Contributed by Google employees.

Many enterprise customers build data processing pipelines for a data lake on Google Cloud. They often have hybrid and multi-cloud architecture patterns and use CI/CD tools, yet see challenges with version control, building, testing, and deploying pipelines seamlessly across their global development teams.

Data engineers, data scientists, and data analysts across global teams can adapt the methodologies from CI/CD practices to help to ensure high quality, maintainability, and adaptability of the data lake data processing pipelines.
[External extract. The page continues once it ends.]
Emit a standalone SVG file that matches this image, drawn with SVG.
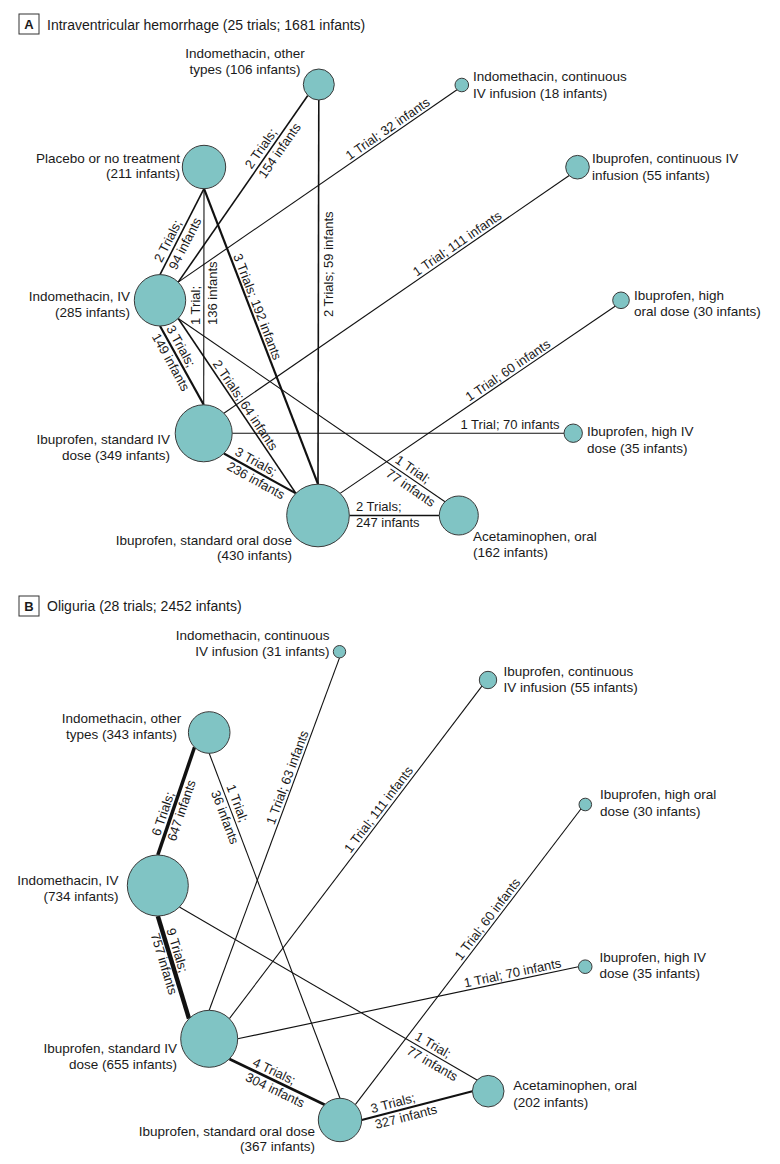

This document show you how to do the following:

  • Set up continuous integration and continuous delivery (CI/CD) for a data lake’s data processing pipelines by implementing CI/CD methods with Terraform, GitHub, and Cloud Build using the popular GitOps methodology.
  • Build serverless data processing and CI/CD pipelines.
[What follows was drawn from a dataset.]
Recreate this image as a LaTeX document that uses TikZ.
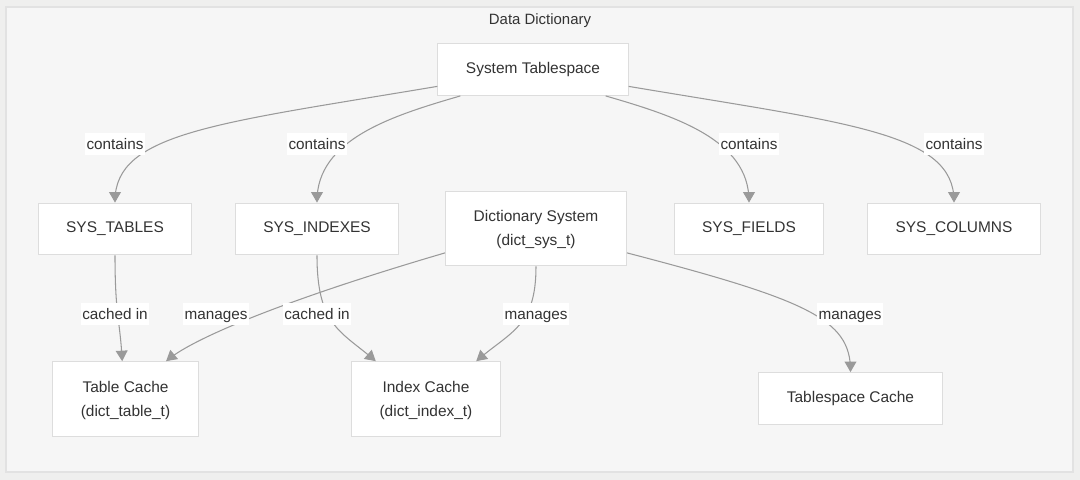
\documentclass[tikz,border=0pt]{standalone}
\usepackage{fontspec}
\setmainfont{Liberation Sans}
\usetikzlibrary{arrows}

\definecolor{pagebg}{HTML}{EFEFEE}
\definecolor{framebg}{HTML}{F6F6F6}
\definecolor{frameline}{HTML}{E2E2E2}
\definecolor{boxline}{HTML}{DDDDDD}
\definecolor{edgecol}{HTML}{9A9A9A}
\definecolor{txt}{HTML}{333333}

\tikzset{
  box/.style={draw=boxline, fill=white, line width=0.6pt, minimum height=29.5pt, inner xsep=16pt, text=txt, align=center, font=\fontsize{8.8}{13.6}\selectfont},
  tallbox/.style={box, minimum height=42.5pt},
  lbl/.style={fill=white, inner xsep=0.8pt, inner ysep=2pt, text height=7.5pt, text depth=1.5pt, text=txt, font=\fontsize{8.7}{10}\selectfont},
  link/.style={draw=edgecol, line width=0.6pt, -triangle 60}
}

\begin{document}
\begin{tikzpicture}[x=0.02cm,y=-0.02cm]

\fill[pagebg] (0,0) rectangle (1080,480);
\draw[frameline, fill=framebg, line width=0.8pt] (6,7) rectangle (1073,472);
\node[text=txt, font=\fontsize{8.5}{10}\selectfont] (title) at (540,20.5) {Data Dictionary};

\node[box] (sysTs) at (533,69.5) {System Tablespace};
\node[box] (sysTables) at (115,229) {SYS\_TABLES};
\node[box] (sysIdx) at (317,229) {SYS\_INDEXES};
\node[tallbox] (dictSys) at (536,228.5) {\rule{0pt}{8pt}Dictionary System\\(dict\_sys\_t)};
\node[box] (sysFields) at (749,229) {SYS\_FIELDS};
\node[box] (sysCols) at (954,229) {SYS\_COLUMNS};
\node[tallbox] (tableC) at (125.5,399) {\rule{0pt}{8pt}Table Cache\\(dict\_table\_t)};
\node[tallbox] (idxC) at (426,399) {\rule{0pt}{8pt}Index Cache\\(dict\_index\_t)};
\node[box] (tsCache) at (850.5,398.5) {Tablespace Cache};

\draw[link] (sysTs.190) .. controls +(-220,37) and +(0,-70) .. (sysTables.north);
\draw[link] (sysTs.200) .. controls +(-69,20) and +(0,-63) .. (sysIdx.north);
\draw[link] (sysTs.340) .. controls +(69,20) and +(0,-63) .. (sysFields.north);
\draw[link] (sysTs.350) .. controls +(220,37) and +(0,-70) .. (sysCols.north);
\draw[link] (sysTables.south) .. controls +(0,60) and +(-2,-40) .. (tableC.95);
\draw[link] (sysIdx.south) .. controls +(0,70) and +(-35,-30) .. (idxC.143);
\draw[link] (dictSys.195) .. controls +(-150,44) and +(30,-25) .. (tableC.43);
\draw[link] (dictSys.south) .. controls +(0,60) and +(35,-30) .. (idxC.37);
\draw[link] (dictSys.345) .. controls +(180,47) and +(0,-53) .. (tsCache.north);

\node[lbl] (c1) at (115,144) {contains};
\node[lbl] (c2) at (317,144) {contains};
\node[lbl] (c3) at (749,144) {contains};
\node[lbl] (c4) at (954,144) {contains};
\node[lbl] (k1) at (115,314) {cached in};
\node[lbl] (k2) at (317,314) {cached in};
\node[lbl] (m1) at (216,314) {manages};
\node[lbl] (m2) at (536,314) {manages};
\node[lbl] (m3) at (850,314) {manages};
\end{tikzpicture}
\end{document}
This document covers building CI/CD pipelines for data lakes for serveless data services Cloud Storage, Dataflow, and BigQuery. A future document in this series will cover building CI/CD pipelines for data lakes for Apache Spark applications on Dataproc.

You use the following Google Cloud services and open source tools in this document:

  • Cloud Storage is a highly available, durable object store to store any amount of data. In this document, you use it to store raw, unprocessed sample data.

  • Dataflow is a serverless unified batch and streaming data processing service. This document uses a Google-provided open source Dataflow template to build a Cloud Storage text to BigQuery data processing pipeline.

  • BigQuery is a serverless, highly scalable, and cost-effective multi-cloud data warehouse designed for business agility. This document uses BigQuery to store processed data for analytics use.

  • Cloud Build is used to create a CI/CD pipeline for building, deploying, and testing a data-processing workflow, and the data processing itself.

  • GitHub is a distributed version-control system for tracking changes in source code during software development. This document uses GitHub to store and perform version control for data processing pipelines and Terraform infrastructure-as-code models.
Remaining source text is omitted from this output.